The intent of the statute is to compensate innocent insureds for losses caused by financially irresponsible drivers. However, underinsured motorist coverage is not mandatory, and individual insureds are free to decline such coverage. See State Farm Mutual Automobile Ins. Co. v. Nissen, supra. Further, the statute does not require full indemnification of losses suffered at the hands of underinsured motorists under all circumstances. Rather, it intends to put a person injured by an underinsured motorist in the same position as one injured by a tortfeasor insured in compliance with the law. See Terranova v. State Farm Mutual Insurance Co., supra.

Thus, under § 10-4-609(1), insurers are required to offer uninsured/underinsured motorist coverage to a class of individuals coextensive with the class covered by the liability provision of the respective policy. See Aetna Casualty & Surety Co. v. McMichael, 906 P.2d 92 (Colo.1995).
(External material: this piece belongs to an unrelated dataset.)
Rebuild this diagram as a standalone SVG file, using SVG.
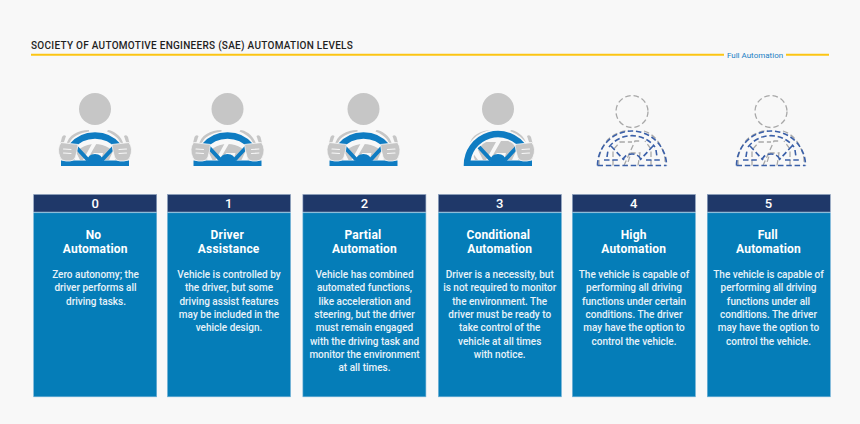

Here, plaintiff's policy contains the same "regular use" exclusion in both the liability and uninsured/underinsured sections of the policy. Thus, the same classes of people are provided coverage under both provisions to the same extent.

Plaintiff relies upon cases from other jurisdictions holding that similar exclusions violate public policy. See, e.g., State Farm Mutual Automobile Insurance Co. v. Duran, 163 Ariz. 1, 785 P.2d 570 (1989). However, those cases are inapposite. They deal with statutes and public policies that differ from those in Colorado.

We therefore conclude that the "regular use" exclusion in the uninsured motorist coverage of plaintiff's policy does not offend public policy. See Williams-Diehl v. State Farm Fire & Casualty Co., 793 P.2d 587 (Colo.App.1989); see also Urtado v. Shupe, supra ("drive other car" exclusions in the liability coverage portion of insurance policies do not violate public policy).

The judgment is affirmed.

Judge ROTHENBERG and Judge KAPELKE concur.